Would you ever sign to a major label if they were hands-off, there were no strings attached on the creative end, and you had the same autonomy you have now?
That’s like saying, “If a bicycle could fly, would I go buy a bicycle right now?” Yes. Yes. If the major labels did not behave like major labels I would sign up in a heartbeat. Or if I needed them, you know? If somebody came to me and said, “Here’s our plan for selling a half-a-million copies of your record,” and I read that plan and thought it looked like it would work, and it didn’t require me selling out in the ways that I consider selling out, if I could still make the records how I wanted and turn them in without any A&R [interference] and they could sell half-a-million of them and I believed them, hell yeah I’d sign with them in a heartbeat. I don’t have any kind of ethical problem with signing with a major label. If somebody comes up with a good way to do it, I’m all for it. But so far they haven’t, and until that happens I’ll be content with my $4 or $5 a copy, and keeping my masters, and choosing my own track lists and not giving a shit whether I’m a country artist or an Americana artist or a rock ‘n’ roll singer.
Well, Americana has definitely claimed you as its own. So what is Americana? Is it a genre? Is it a sound? Is it an indie business model on the fringes of Music Row? Is it an advocacy group for artists who are in a broad sense connected to American roots music?
It’s punk, but it doesn’t sound like punk. It’s punk with different instruments and different songs. It’s people who are trying to do the right thing. When it’s at it’s best, it’s people trying to make music because they love music, and they’re not trying to swindle anybody, they’re not trying to get rich and famous immediately, they’re trying to make music that goes back to their roots, they’re trying to have some credibility, they’re trying to be authentic.

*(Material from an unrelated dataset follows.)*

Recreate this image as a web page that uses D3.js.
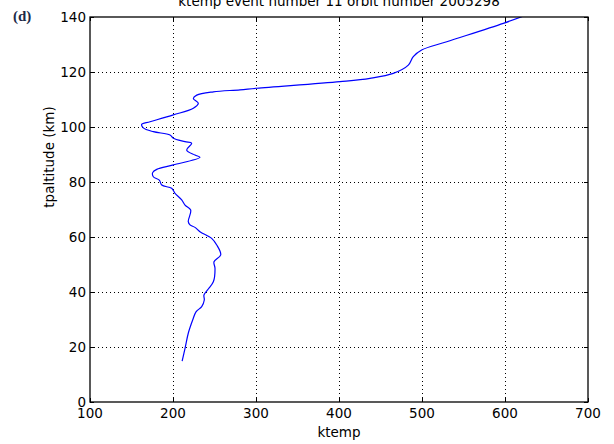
<!DOCTYPE html>
<html lang="en">
<head>
  <meta charset="UTF-8" />
  <title>ktemp profile - D3.js</title>
  <style>
    body { margin: 0; background: #fff; }
    svg { display: block; }
    text { font-family: "DejaVu Sans", sans-serif; fill: #000; }
    .grid line { stroke: #000; stroke-width: 1; stroke-dasharray: 1,3; }
    .frame { fill: none; stroke: #000; stroke-width: 1.3; }
    .tick-mark { stroke: #000; stroke-width: 1; }
  </style>
</head>
<body>
  <svg width="614" height="444"></svg>
  <script src="https://d3js.org/d3.v7.min.js"></script>
  <script>
    // profile (bottom to top)
    const ktemp = [211, 214.5, 218.4, 223.7, 227.7, 234.6, 237.7, 237.3, 242.5, 248.6,
      250.6, 249.4, 257.5, 252.7, 246.6, 232.5, 226.5, 220.5, 218.4, 221.3,
      214.5, 210.5, 202.4, 198.4, 186.4, 183.5, 176.3, 175.5, 180.4, 200.4,
      232.5, 226.5, 216.5, 222.5, 214.5, 200.4, 196.4, 176.3, 164.2, 162.3,
      172.3, 200.4, 224.5, 230.5, 224.5, 228.6, 248.6, 280.7, 300.8, 401.2,
      437.3, 465.4, 483.5, 489.5, 499.6, 529.8, 598.0, 621];
    const tpaltitude = [14.9, 19.5, 25.0, 29.8, 32.8, 34.7, 37.1, 38.9, 41.1, 43.7,
      48.6, 51.0, 53.5, 57.1, 59.5, 61.9, 63.5, 64.4, 65.6, 69.8,
      71.6, 73.5, 75.9, 77.7, 78.9, 80.7, 81.9, 83.4, 84.6, 86.2,
      89.0, 89.8, 91.6, 94.1, 94.7, 95.9, 97.1, 98.3, 99.7, 101.0,
      101.9, 104.4, 106.8, 108.6, 110.4, 111.6, 112.8, 113.5, 114.1, 116.5,
      117.7, 119.5, 122.5, 125.6, 128.0, 131.0, 137.7, 140.2];
    const xTicks = [100, 200, 300, 400, 500, 600, 700];
    const yTicks = [0, 20, 40, 60, 80, 100, 120, 140];

    const svg = d3.select("svg");
    const mL = 90, mR = 588, mT = 17, mB = 402;

    const x = d3.scaleLinear().domain([100, 700]).range([mL, mR]);
    const y = d3.scaleLinear().domain([0, 140]).range([mB, mT]);

    // grid
    const grid = svg.append("g").attr("class", "grid");
    grid.selectAll("line.v").data(xTicks.slice(1, -1)).enter().append("line")
      .attr("x1", d => Math.round(x(d)) + 0.5).attr("x2", d => Math.round(x(d)) + 0.5)
      .attr("y1", mT).attr("y2", mB);
    grid.selectAll("line.h").data(yTicks.slice(1, -1)).enter().append("line")
      .attr("y1", d => Math.round(y(d)) + 0.5).attr("y2", d => Math.round(y(d)) + 0.5)
      .attr("x1", mL).attr("x2", mR);

    // curve
    const pts = ktemp.map((t, i) => [t, tpaltitude[i]]);
    svg.append("clipPath").attr("id", "clip").append("rect")
      .attr("x", mL).attr("y", mT).attr("width", mR - mL).attr("height", mB - mT);
    svg.append("path")
      .datum(pts)
      .attr("clip-path", "url(#clip)")
      .attr("fill", "none")
      .attr("stroke", "#0000ff")
      .attr("stroke-width", 1.2)
      .attr("d", d3.line().x(d => x(d[0])).y(d => y(d[1])).curve(d3.curveCatmullRom.alpha(0.5)));

    // inward ticks on all sides
    const tk = svg.append("g");
    xTicks.forEach(d => {
      const px = Math.round(x(d)) + 0.5;
      tk.append("line").attr("class", "tick-mark").attr("x1", px).attr("x2", px).attr("y1", mB).attr("y2", mB - 4);
      tk.append("line").attr("class", "tick-mark").attr("x1", px).attr("x2", px).attr("y1", mT).attr("y2", mT + 4);
    });
    yTicks.forEach(d => {
      const py = Math.round(y(d)) + 0.5;
      tk.append("line").attr("class", "tick-mark").attr("y1", py).attr("y2", py).attr("x1", mL).attr("x2", mL + 4);
      tk.append("line").attr("class", "tick-mark").attr("y1", py).attr("y2", py).attr("x1", mR).attr("x2", mR - 4);
    });

    svg.append("rect").attr("class", "frame")
      .attr("x", mL).attr("y", mT).attr("width", mR - mL).attr("height", mB - mT);

    // tick labels
    svg.append("g").selectAll("text").data(xTicks).enter().append("text")
      .attr("x", d => x(d)).attr("y", mB + 16)
      .attr("text-anchor", "middle").attr("font-size", 13.5)
      .text(d => d);
    svg.append("g").selectAll("text").data(yTicks).enter().append("text")
      .attr("x", mL - 4).attr("y", d => y(d) + 5)
      .attr("text-anchor", "end").attr("font-size", 13.5)
      .text(d => d);

    // labels
    svg.append("text").attr("x", (mL + mR) / 2).attr("y", 437)
      .attr("text-anchor", "middle").attr("font-size", 13.5).text("ktemp");
    svg.append("text").attr("transform", "translate(54,157) rotate(-90)")
      .attr("text-anchor", "middle").attr("font-size", 13.5).text("tpaltitude (km)");
    svg.append("text").attr("x", (mL + mR) / 2).attr("y", 6)
      .attr("text-anchor", "middle").attr("font-size", 13.5)
      .text("ktemp event number 11 orbit number 2005298");
    svg.append("text").attr("x", 13).attr("y", 21)
      .style("font-family", "'Liberation Serif', 'DejaVu Serif', serif")
      .style("font-weight", "bold").style("font-size", "15px")
      .style("fill", "#1c2a48")
      .text("(d)");
  </script>
</body>
</html>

Now that it’s become a little bit more popular, there’s a lot of people hanging on the coattails and trying to be the next big Americana band, and they sound like shit, because they’re just ripping off people who are making honest music a year ago or two years ago.

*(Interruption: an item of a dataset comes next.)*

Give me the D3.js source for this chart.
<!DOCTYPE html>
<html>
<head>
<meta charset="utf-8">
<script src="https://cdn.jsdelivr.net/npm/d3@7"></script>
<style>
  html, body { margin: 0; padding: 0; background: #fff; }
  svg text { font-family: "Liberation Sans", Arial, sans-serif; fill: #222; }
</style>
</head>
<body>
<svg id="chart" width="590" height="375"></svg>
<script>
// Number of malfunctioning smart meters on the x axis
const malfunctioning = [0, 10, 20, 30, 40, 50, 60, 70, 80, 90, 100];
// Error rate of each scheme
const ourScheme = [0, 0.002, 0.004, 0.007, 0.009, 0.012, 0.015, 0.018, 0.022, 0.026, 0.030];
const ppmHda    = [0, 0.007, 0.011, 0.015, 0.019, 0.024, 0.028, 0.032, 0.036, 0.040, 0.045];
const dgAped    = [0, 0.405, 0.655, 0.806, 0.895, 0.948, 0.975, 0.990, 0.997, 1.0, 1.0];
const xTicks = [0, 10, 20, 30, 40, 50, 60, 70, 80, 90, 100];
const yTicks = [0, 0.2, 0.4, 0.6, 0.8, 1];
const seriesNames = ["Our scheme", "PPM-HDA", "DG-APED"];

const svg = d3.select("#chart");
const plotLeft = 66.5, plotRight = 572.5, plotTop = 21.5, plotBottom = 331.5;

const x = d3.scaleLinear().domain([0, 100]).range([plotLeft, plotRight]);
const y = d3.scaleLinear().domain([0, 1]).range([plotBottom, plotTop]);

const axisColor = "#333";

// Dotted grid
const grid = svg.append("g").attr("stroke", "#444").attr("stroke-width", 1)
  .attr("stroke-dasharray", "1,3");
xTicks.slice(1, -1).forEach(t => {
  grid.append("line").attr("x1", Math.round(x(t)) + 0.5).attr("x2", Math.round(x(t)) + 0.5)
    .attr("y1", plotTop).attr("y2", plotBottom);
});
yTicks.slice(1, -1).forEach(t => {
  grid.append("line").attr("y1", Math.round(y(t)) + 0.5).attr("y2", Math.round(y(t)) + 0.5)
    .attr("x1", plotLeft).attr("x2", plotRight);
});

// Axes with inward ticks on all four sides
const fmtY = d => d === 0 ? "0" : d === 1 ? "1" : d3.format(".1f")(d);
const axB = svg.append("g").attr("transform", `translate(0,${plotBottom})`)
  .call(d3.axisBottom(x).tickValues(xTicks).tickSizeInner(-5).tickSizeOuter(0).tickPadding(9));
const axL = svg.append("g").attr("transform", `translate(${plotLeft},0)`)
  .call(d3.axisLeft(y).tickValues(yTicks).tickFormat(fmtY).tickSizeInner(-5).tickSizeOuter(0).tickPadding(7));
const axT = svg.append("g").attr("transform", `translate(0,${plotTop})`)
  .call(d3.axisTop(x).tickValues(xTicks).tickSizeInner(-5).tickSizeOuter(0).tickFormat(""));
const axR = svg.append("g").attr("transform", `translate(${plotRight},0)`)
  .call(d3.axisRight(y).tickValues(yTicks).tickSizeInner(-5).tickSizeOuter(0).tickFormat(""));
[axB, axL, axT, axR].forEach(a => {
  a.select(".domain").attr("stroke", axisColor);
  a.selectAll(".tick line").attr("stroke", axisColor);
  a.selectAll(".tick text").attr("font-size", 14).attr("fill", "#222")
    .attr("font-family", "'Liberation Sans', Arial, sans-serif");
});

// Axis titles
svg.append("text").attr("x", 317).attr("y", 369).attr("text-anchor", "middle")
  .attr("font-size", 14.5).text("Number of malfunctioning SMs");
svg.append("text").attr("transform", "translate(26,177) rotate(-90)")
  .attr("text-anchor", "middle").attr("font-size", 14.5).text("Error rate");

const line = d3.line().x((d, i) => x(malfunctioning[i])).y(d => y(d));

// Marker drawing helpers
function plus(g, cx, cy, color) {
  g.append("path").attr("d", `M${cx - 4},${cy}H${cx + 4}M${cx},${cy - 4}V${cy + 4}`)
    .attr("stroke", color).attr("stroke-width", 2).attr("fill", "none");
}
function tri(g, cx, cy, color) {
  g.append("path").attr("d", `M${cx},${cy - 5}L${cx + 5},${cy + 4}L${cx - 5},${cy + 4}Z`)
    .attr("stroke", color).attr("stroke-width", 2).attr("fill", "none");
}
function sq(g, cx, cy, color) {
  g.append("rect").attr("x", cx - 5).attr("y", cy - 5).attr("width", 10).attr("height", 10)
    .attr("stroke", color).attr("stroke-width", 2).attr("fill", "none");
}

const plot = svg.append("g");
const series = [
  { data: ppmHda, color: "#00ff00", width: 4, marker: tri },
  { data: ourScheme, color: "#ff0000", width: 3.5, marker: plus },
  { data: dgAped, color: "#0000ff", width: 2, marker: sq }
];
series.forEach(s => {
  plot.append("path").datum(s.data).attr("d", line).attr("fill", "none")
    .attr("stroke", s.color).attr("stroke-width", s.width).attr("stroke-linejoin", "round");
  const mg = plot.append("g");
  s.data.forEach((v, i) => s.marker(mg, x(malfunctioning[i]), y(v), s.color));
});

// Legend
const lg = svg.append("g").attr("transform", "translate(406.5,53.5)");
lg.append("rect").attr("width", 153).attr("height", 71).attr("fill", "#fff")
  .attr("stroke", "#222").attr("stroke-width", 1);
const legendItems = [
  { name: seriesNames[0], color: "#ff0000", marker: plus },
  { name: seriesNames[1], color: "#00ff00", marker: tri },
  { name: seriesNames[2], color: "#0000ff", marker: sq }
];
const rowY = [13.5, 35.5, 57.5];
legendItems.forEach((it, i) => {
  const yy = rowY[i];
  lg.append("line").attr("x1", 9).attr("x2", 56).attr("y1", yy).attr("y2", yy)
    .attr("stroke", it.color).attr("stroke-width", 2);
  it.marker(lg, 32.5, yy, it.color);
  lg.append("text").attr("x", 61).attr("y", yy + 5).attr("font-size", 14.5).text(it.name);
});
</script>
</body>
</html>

There are definitely Americana tropes.
There are. And that’s always going to happen. It’s always going to be that way. Anytime a genre gets popular, there are going to be people who say, “Hey, I might be able to make some money makin’ this kind of music, and they start stompin’ and clappin’ and buy one of those stupid banjos that’s actually just a guitar that looks like a banjo with six strings on it." I hate those stupid things. But no, I am proud to affiliate with the Americana world because I feel like it’s doing, in a lot of ways, what punk rock was doing in ‘77 or ‘78. I think people are trying to say, “To hell with the system. To hell with what’s on the radio. To hell with what the big labels are doing. We’re going to try and make the music that we love because we love making music.”